Even optimized, there would be hundreds of milliseconds, often seconds, of delay.
The cashier works differently.
The moment the plate appears, he says “twelve ringgit.”
No pause.
No visible thinking.
No loading indicator.
The verdict is clear.
The cashier wins.
His processing is fully standalone.
Offline.
Zero latency.
This is edge computing in its purest form.
Occlusion
Next comes the domain where AI struggles most.
Ingredients buried under curry.
An egg hidden behind okra.
Squid submerged in sauce.
Vision alone is not enough.
If it cannot be seen, it may as well not exist.
AI reasons from pixels.
The cashier does not.
He looks at volume.
At how the rice rises.
At weight and density.
From tens of thousands of plates stored in memory, he infers: this bulge is an egg.
If uncertain, he can call an existing API.
“What’s this?”
Voice input.
Against a human, that option exists.
Call it a draw, or a narrow win for the cashier.
Humans do not rely on vision alone.

Energy efficiency
Then there is cost.
On the AI side: GPUs, servers, cooling systems, electricity.

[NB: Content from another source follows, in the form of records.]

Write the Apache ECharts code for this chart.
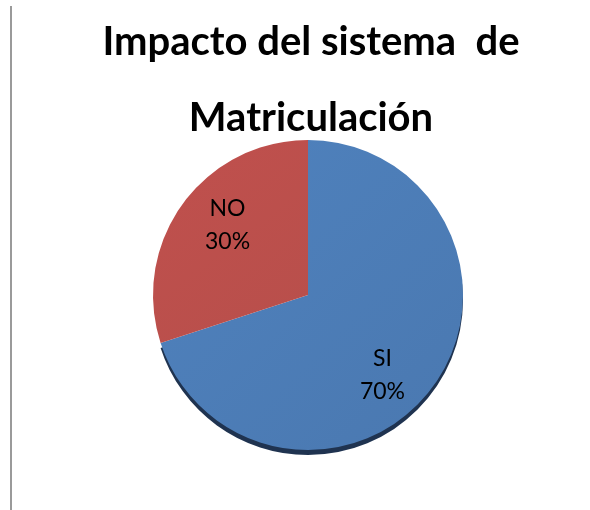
<!DOCTYPE html>
<html>
<head>
<meta charset="utf-8">
<script src="https://cdn.jsdelivr.net/npm/echarts@6/dist/echarts.min.js"></script>
<style>
html,body{margin:0;padding:0;background:#fff;}
#wrap{position:relative;width:590px;height:510px;}
#border{position:absolute;left:10px;top:6px;width:2px;height:504px;background:#9a9a9a;}
#chart{position:absolute;left:0;top:0;width:590px;height:510px;}
</style>
</head>
<body>
<div id="wrap"><div id="border"></div><div id="chart"></div></div>
<script>
const titleLines = ['Impacto del sistema  de', 'Matriculación'];
const categories = ['SI', 'NO'];
const values = [70, 30];

const chart = echarts.init(document.getElementById('chart'));
const cx = 308, cy = 295, R = 155;
chart.setOption({
  animation: false,
  title: {
    text: titleLines.join('\n'),
    left: 306, top: -1, textAlign: 'center',
    textStyle: { fontFamily: 'Lato', fontWeight: 'bold', fontSize: 40, lineHeight: 76, color: '#000' }
  },
  series: [{
    type: 'pie',
    center: [cx, cy],
    radius: R,
    startAngle: 90,
    clockwise: true,
    silent: true,
    label: {
      show: true, position: 'inside',
      formatter: p => p.name + '\n' + p.value + '%',
      fontFamily: 'Lato', fontSize: 23, lineHeight: 33, color: '#000'
    },
    labelLayout: function (p) {
      const r = p.labelRect;
      const lx = r.x + r.width / 2, ly = r.y + r.height / 2;
      const a = Math.atan2(-(ly - cy), lx - cx) - 8 * Math.PI / 180;
      const rr = 0.695 * R;
      const tx = cx + rr * Math.cos(a) - 3, ty = cy - rr * Math.sin(a) + 5;
      return { dx: tx - lx, dy: ty - ly };
    },
    data: categories.map((c, i) => ({
      name: c, value: values[i],
      itemStyle: i === 0 ? {
        color: new echarts.graphic.LinearGradient(0, 0, 1, 1, [
          { offset: 0, color: '#4f82be' }, { offset: 1, color: '#4a78b0' }]),
        shadowColor: '#1f3350', shadowOffsetY: 5, shadowBlur: 0
      } : {
        color: new echarts.graphic.LinearGradient(0, 0, 1, 1, [
          { offset: 0, color: '#c0504d' }, { offset: 1, color: '#b84f4b' }])
      }
    }))
  }]
});
</script>
</body>
</html>
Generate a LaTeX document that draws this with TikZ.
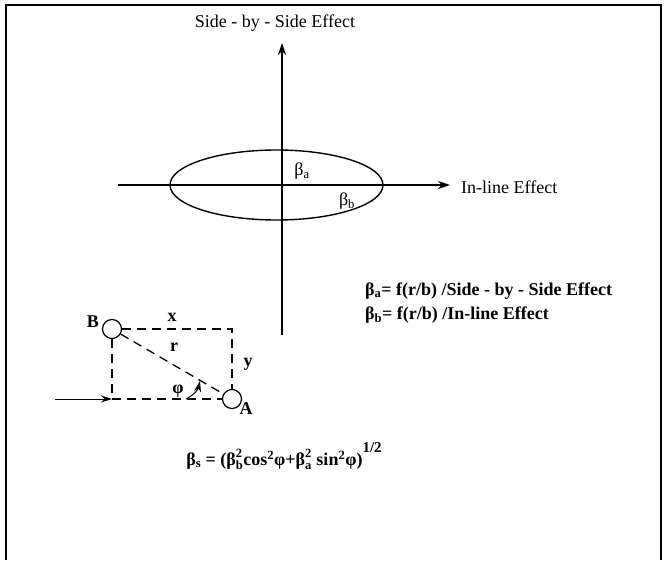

Large amounts of energy consumed out of sight.
On the human side:
One cup of teh tarik in the morning.
A piece of roti canai.
That is enough to sustain high-precision inference well past noon.
The verdict is decisive.
The cashier is an extremely energy-efficient computing unit.

Explainability
AI can explain itself.
“Chicken: 5 RM.
Okra: 1 RM.
Egg: 1 RM.
Total: 7 RM.”
Clear.
Transparent.
Consistent.
The cashier does not explain.
Or cannot.
His logic is a black box.
Sometimes it is cheaper.
Sometimes more expensive.
Regular-customer adjustment.
Mood coefficient.
Dynamic pricing for tourists.
None of this is logged.
Yet this fluctuation is part of the dish itself.
Discretion cannot be implemented
In raw recognition accuracy, AI will eventually catch up.
Occlusion and sauce will be solved.
Still, it will not win.
The reason is simple.
The cashier has discretion.
The same plate can cost different amounts, depending on who is standing in front of him.
This is inaccurate.
Inefficient.
Illogical.
And yet that ambiguity binds the shop and its customers.
The accounting of nasi kandar is not calculation.
It is an algorithm of human relationships.
For now, this remains human territory.